How Do QR Codes Work? A Technical and Simple Explanation

QR codes are everywhere, but have you ever stopped to wonder how they actually work? How does that intricate pattern of black and white squares hold so much information, and how can your phone read it in the blink of an eye? Let's unravel the magic together.

This article gives you both a simple overview and a more technical deep-dive into the fascinating technology behind QR codes.

The Simple Explanation: A Digital Storeroom

At its core, a QR code is simply a visual way of storing information. Think of it like a miniature storeroom. Each black or white square is a tiny shelf, and the way items are arranged on these shelves represents a specific piece of information. When you point your smartphone's camera at it, the camera acts as the key.

Your phone's software is incredibly smart. It doesn't just see a random pattern; it recognizes specific landmarks within the code—the big squares in the corners—which tell it, "Hey, this is a QR code, and here’s how you should look at it."

The software then scans the entire grid, translating the pattern back into its original data, whether that's a website link, a piece of text, or your WiFi password. The "Quick Response" happens because this entire process takes just a fraction of a second.

One of the most magical parts is the QR code's ability to work even when it's not perfect. If part of the code is smudged or torn, it can often still be read. This is because the information was intentionally stored multiple times, allowing your phone to piece together the original message from the parts it can still see. It’s like having a backup copy built right in!

The Technical Explanation: A Deep Dive into the Matrix

For those who love the nitty-gritty details, the functionality of a QR code is a masterclass in data encoding and error correction. Let's break down the process from creation to scan.

1. Data Encoding

When you create a QR code, the first step is to convert your input data (like a URL) into a binary sequence of ones and zeros. QR codes use several encoding modes to do this efficiently:

• Numeric Mode: For digits 0-9. It’s the most efficient, packing 3 digits into just 10 bits.
• Alphanumeric Mode: For digits, uppercase letters, and a few symbols.
• Byte Mode: For a wider range of characters, which is the most common mode for things like URLs.
• Kanji Mode: For Japanese characters.

The standard automatically picks the best mode for your data. This binary data is then arranged into "codewords."

2. Error Correction: The Reed-Solomon Algorithm

This is where the real genius lies.
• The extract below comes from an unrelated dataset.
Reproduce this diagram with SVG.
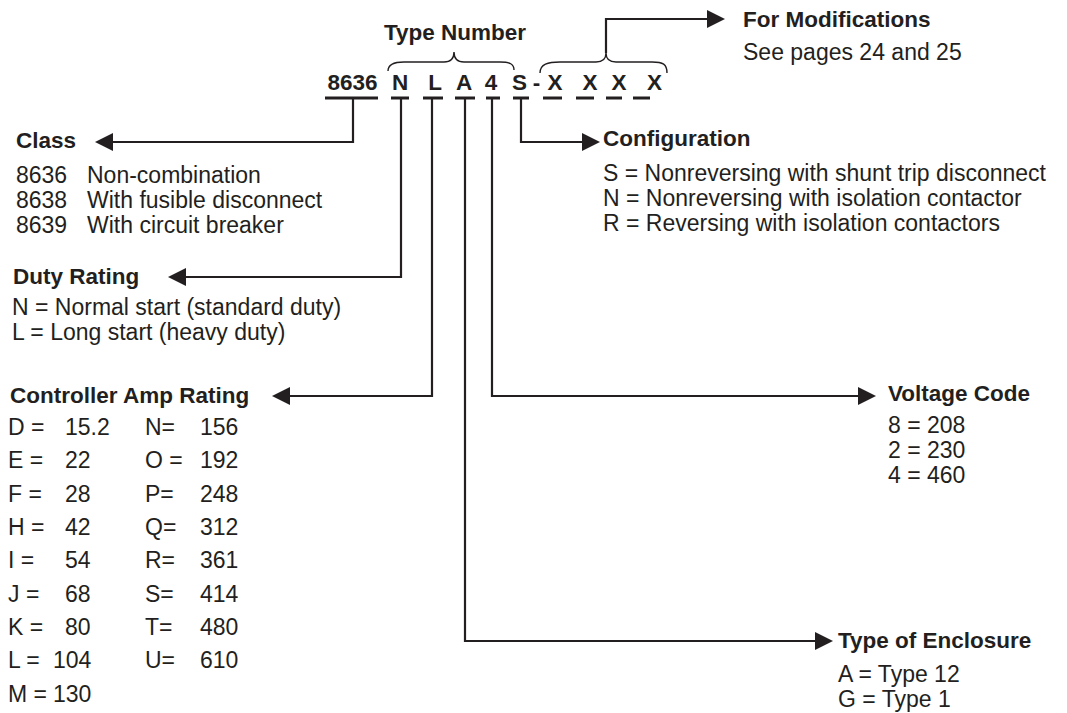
<svg xmlns="http://www.w3.org/2000/svg" width="1067" height="713" viewBox="0 0 1067 713">
<defs>
<style>
text{font-family:"Liberation Sans",Arial,Helvetica,sans-serif;font-size:23px;fill:#231f20}
.b{font-weight:bold;font-size:22.5px}
.m{text-anchor:middle}
.ul{stroke:#231f20;stroke-width:3;fill:none}
.con{stroke:#231f20;stroke-width:2.2;fill:none}
.brace{stroke:#231f20;stroke-width:1.4;fill:none}
</style>
<marker id="arr" markerUnits="userSpaceOnUse" markerWidth="18" markerHeight="18" refX="0" refY="9" orient="auto" viewBox="0 0 18 18">
<path d="M0,0 L18,9 L0,18 Z" fill="#231f20"/>
</marker>
</defs>
<rect width="1067" height="713" fill="#fff"/>

<g id="type-number">
<text class="b m" x="455" y="40">Type Number</text>
<path class="brace" d="M388,71 C388,64 394,62 404,62 L444,62 C450,62 454,59 454,52 C454,59 458,62 464,62 L500,62 C510,62 514,64 514,70"/>
<path class="brace" d="M540,73 C540,64 548,62 560,62 L596,62 C602,62 606,59 606,53 C606,59 610,62 616,62 L652,62 C663,62 667,64 667,73"/>
<text class="b m" x="352.5" y="90">8636</text>
<text class="b m" x="400" y="90">N</text>
<text class="b m" x="435" y="90">L</text>
<text class="b m" x="464" y="90">A</text>
<text class="b m" x="491" y="90">4</text>
<text class="b m" x="519.5" y="90">S</text>
<text class="b m" x="536.5" y="90">-</text>
<text class="b m" x="555" y="90">X</text>
<text class="b m" x="590" y="90">X</text>
<text class="b m" x="619" y="90">X</text>
<text class="b m" x="654.5" y="90">X</text>
<path class="ul" d="M325,98 H378 M391,98 H409 M423,98 H443 M455,98 H475 M486,98 H500 M513,98 H529 M543,98 H562 M576,98 H594 M606,98 H622 M633,98 H650"/>
</g>

<g id="connectors">
<path class="con" marker-end="url(#arr)" d="M353,98 V142 H113"/>
<path class="con" marker-end="url(#arr)" d="M401,98 V277 H186"/>
<path class="con" marker-end="url(#arr)" d="M432,98 V396 H290"/>
<path class="con" marker-end="url(#arr)" d="M521,98 V142 H582"/>
<path class="con" marker-end="url(#arr)" d="M492,98 V396 H858"/>
<path class="con" marker-end="url(#arr)" d="M465,98 V641 H815"/>
<path class="con" marker-end="url(#arr)" d="M606,53 V19 H707"/>
</g>

<g id="modifications">
<text class="b" x="743" y="27">For Modifications</text>
<text x="743" y="60">See pages 24 and 25</text>
</g>

<g id="class">
<text class="b" x="16" y="148">Class</text>
<text x="16" y="183">8636</text><text x="87" y="183">Non-combination</text>
<text x="16" y="208">8638</text><text x="87" y="208">With fusible disconnect</text>
<text x="16" y="233">8639</text><text x="87" y="233">With circuit breaker</text>
</g>

<g id="duty-rating">
<text class="b" x="13" y="284">Duty Rating</text>
<text x="12" y="315">N = Normal start (standard duty)</text>
<text x="12" y="340">L = Long start (heavy duty)</text>
</g>

<g id="controller-amp-rating">
<text class="b" x="10" y="403">Controller Amp Rating</text>
<text x="8" y="435">D =</text><text x="65" y="435">15.2</text><text x="145" y="435">N=</text><text x="200" y="435">156</text>
<text x="8" y="468">E =</text><text x="65" y="468">22</text><text x="145" y="468">O =</text><text x="200" y="468">192</text>
<text x="8" y="502">F =</text><text x="65" y="502">28</text><text x="145" y="502">P=</text><text x="200" y="502">248</text>
<text x="8" y="535">H =</text><text x="65" y="535">42</text><text x="145" y="535">Q=</text><text x="200" y="535">312</text>
<text x="8" y="568">I =</text><text x="65" y="568">54</text><text x="145" y="568">R=</text><text x="200" y="568">361</text>
<text x="8" y="602">J =</text><text x="65" y="602">68</text><text x="145" y="602">S=</text><text x="200" y="602">414</text>
<text x="8" y="635">K =</text><text x="65" y="635">80</text><text x="145" y="635">T=</text><text x="200" y="635">480</text>
<text x="8" y="668">L =</text><text x="53" y="668">104</text><text x="145" y="668">U=</text><text x="200" y="668">610</text>
<text x="8" y="702">M =</text><text x="53" y="702">130</text>
</g>

<g id="configuration">
<text class="b" x="603" y="146">Configuration</text>
<text x="603" y="181">S = Nonreversing with shunt trip disconnect</text>
<text x="603" y="206">N = Nonreversing with isolation contactor</text>
<text x="603" y="231">R = Reversing with isolation contactors</text>
</g>

<g id="voltage-code">
<text class="b" x="888" y="401">Voltage Code</text>
<text x="888" y="433">8 = 208</text>
<text x="888" y="458">2 = 230</text>
<text x="888" y="483">4 = 460</text>
</g>

<g id="enclosure">
<text class="b" x="838" y="648">Type of Enclosure</text>
<text x="838" y="682">A = Type 12</text>
<text x="838" y="707">G = Type 1</text>
</g>
</svg>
To ensure readability even when damaged, QR codes use the Reed-Solomon error correction algorithm. This powerful process adds redundant data (error correction codewords) to the original sequence.

You can choose from four levels of error correction:

• Level L (Low): Restores about 7% of damaged data.
• Level M (Medium): Restores about 15% of damaged data.
• Level Q (Quartile): Restores about 25% of damaged data.
• Level H (High): Restores about 30% of damaged data.

A higher level means a denser code but also a much more robust one. The algorithm works by treating the data as polynomials and using advanced algebra to find and correct errors, like solving a complex puzzle with missing pieces.

3. Structuring and Masking

The data and error correction codewords are then interleaved and arranged in a specific sequence. This long binary string is placed into the QR code matrix in a zigzag pattern, starting from the bottom-right corner.

Finally, a "masking" pattern is applied. This involves inverting the color of certain squares based on one of eight predefined patterns. The standard chooses the mask that results in the most "balanced" code—one with an almost equal number of black and white squares and the fewest patterns that might confuse a scanner. This step is crucial for fast and accurate scanning.

4. The Scanning and Decoding Process

When your phone scans the code, it performs the creation process in reverse:

1. Localization: It finds the three large positioning markers to determine the code's orientation, size, and angle.
2. Image Binarization: The software converts the image into a pure black and white grid.
3. Unmasking and Reading: It identifies which mask pattern was used, reverses it, and reads the raw binary data.
4. Error Correction and Decoding: It separates the data from the error correction codewords and runs the Reed-Solomon algorithm to fix any errors.
5. Action: Finally, the decoded information is presented to you—for example, by opening a web browser to the decoded URL.

From precise encoding to sophisticated error correction, the QR code is a marvel of engineering. It packs an incredible amount of logic and robustness into a simple-looking square, making the bridge between our physical and digital worlds seamless and reliable.